Fundamental domestik jadi penopang
Daya tarik Indonesia tidak hanya bersumber dari selisih yield, tapi juga ditopang oleh fundamental ekonomi domestik yang solid. Pertumbuhan ekonomi kuartal II-2025 yang mencapai 5,12 persen (YoY), inflasi yang stabil pada target BI 2,5±1 persen, serta nilai tukar rupiah yang relatif terkendali menjadi tameng pelindung di tengah ketidakpastian global.
“Dengan pertumbuhan di atas 5 persen, inflasi terkendali, dan rupiah stabil, Indonesia berada dalam posisi relatif lebih kuat dibanding sejumlah negara emerging market,” ujar Stefanus.
Sentimen positif ini diperkuat oleh pernyataan bernada dovish dari Ketua Fed, Jerome Powell, dalam simposium Jackson Hole, yang menguatkan ekspektasi pemangkasan bunga pada September 2025.
Menurut Stefanus, kombinasi faktor global dan fundamental domestik ini membuka peluang pada dua kelas aset: obligasi pemerintah dan saham.
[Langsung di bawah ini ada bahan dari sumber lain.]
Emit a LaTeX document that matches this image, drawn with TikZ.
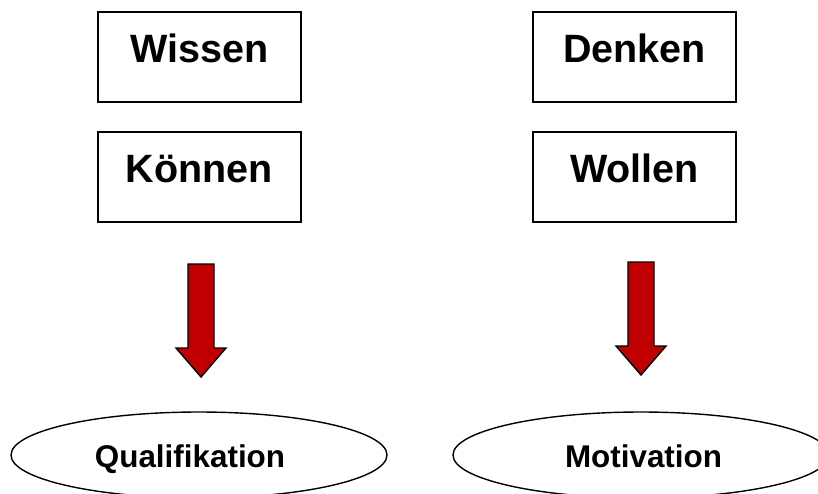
\documentclass[tikz,border=0pt]{standalone}
\usepackage{fontspec}
\setmainfont{Liberation Sans}
\usetikzlibrary{shapes.geometric}
\definecolor{arrowred}{RGB}{192,0,0}
\begin{document}
\begin{tikzpicture}[x=1pt,y=-1pt,
  box/.style={draw=black,line width=1.5pt,minimum width=203pt,minimum height=90pt,inner sep=0pt,
    text height=30pt,text depth=20pt,font=\fontsize{39.5}{45}\selectfont\bfseries},
  oval/.style={draw=black,line width=1.4pt,ellipse,minimum width=376pt,minimum height=86pt,inner sep=0pt},
  ovaltext/.style={anchor=base,inner sep=0pt,font=\fontsize{31.4}{36}\selectfont\bfseries},
  blockarrow/.style={fill=arrowred,draw=black,line width=1.4pt,line join=miter}]
\useasboundingbox (0,0) rectangle (818,493);
\fill[white] (0,0) rectangle (818,493);
\node[box] (wissen) at (199.5,57) {Wissen};
\node[box] (koennen) at (199.5,177) {Können};
\node[box] (denken) at (634.5,57) {Denken};
\node[box] (wollen) at (634.5,177) {Wollen};
\draw[blockarrow] (188,264) -- (214,264) -- (214,348) -- (226,348) -- (201,377) -- (176,348) -- (188,348) -- cycle;
\draw[blockarrow] (628,262) -- (654,262) -- (654,346) -- (666,346) -- (641,375) -- (616,346) -- (628,346) -- cycle;
\begin{scope}
\clip (0,0) rectangle (818,493);
\node[oval] (qual) at (199,455) {};
\node[oval] (motiv) at (641,455) {};
\end{scope}
\node[ovaltext] (qualt) at (190,467) {Qualifikation};
\node[ovaltext] (motivt) at (643.5,467) {Motivation};
\end{tikzpicture}
\end{document}
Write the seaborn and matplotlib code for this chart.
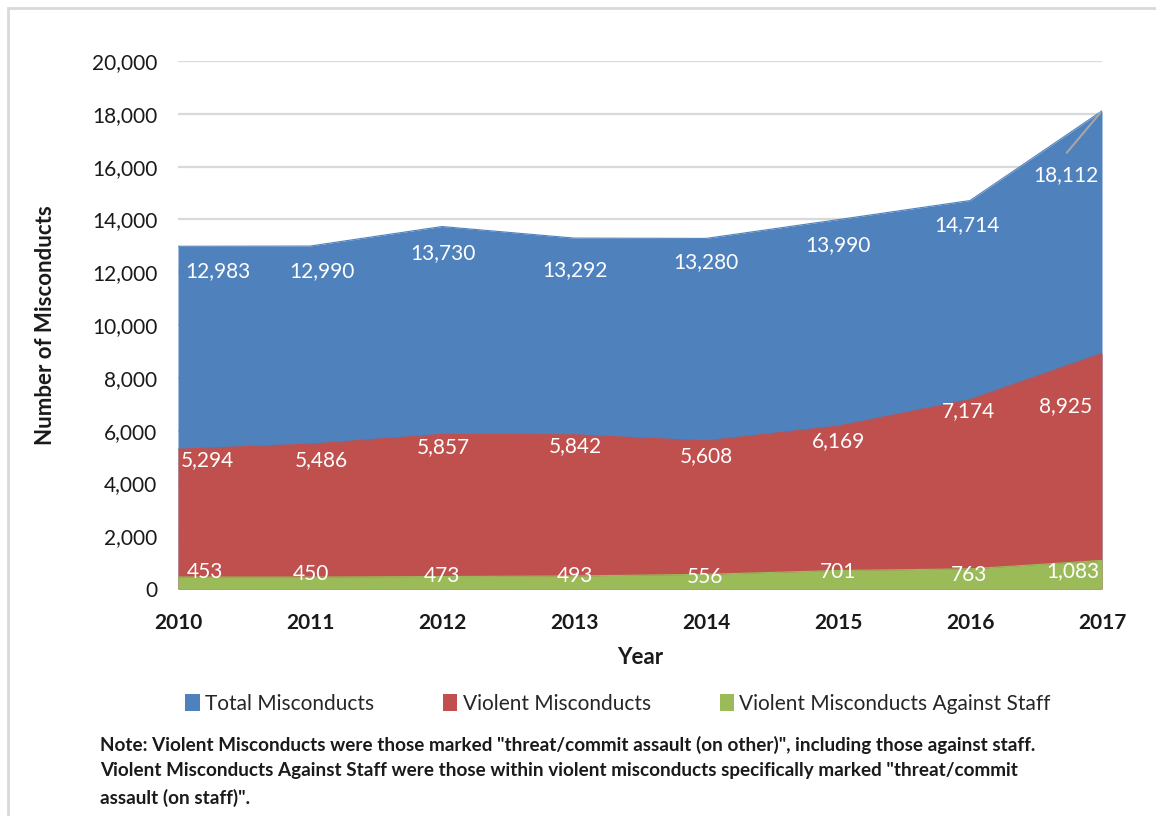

Penurunan yield global berpotensi meningkatkan permintaan obligasi Indonesia, membuka ruang untuk keuntungan modal (capital gain).
Namun, untuk pasar saham, tantangannya adalah pertumbuhan laba emiten berkapitalisasi besar yang cenderung stagnan.
"Keberlanjutan inflow akan sangat bergantung pada perbaikan kinerja emiten ke depan," katanya.
Oleh karena itu, Stefanus menekankan momentum saat ini paling optimal dimanfaatkan melalui reksa dana pendapatan tetap (RDPT). Instrumen ini menarik karena mengalokasikan minimal 80 persen portofolio pada surat utang, sehingga menawarkan kestabilan imbal hasil dengan risiko lebih rendah dibandingkan dengan saham.
“Dengan potensi inflow asing ke pasar obligasi dan peluang berlanjutnya pemangkasan suku bunga BI, kinerja RDPT dapat terdongkrak. Sehingga, instrumen ini dapat menjadi pilihan dalam portofolio,” ujar Stefanus.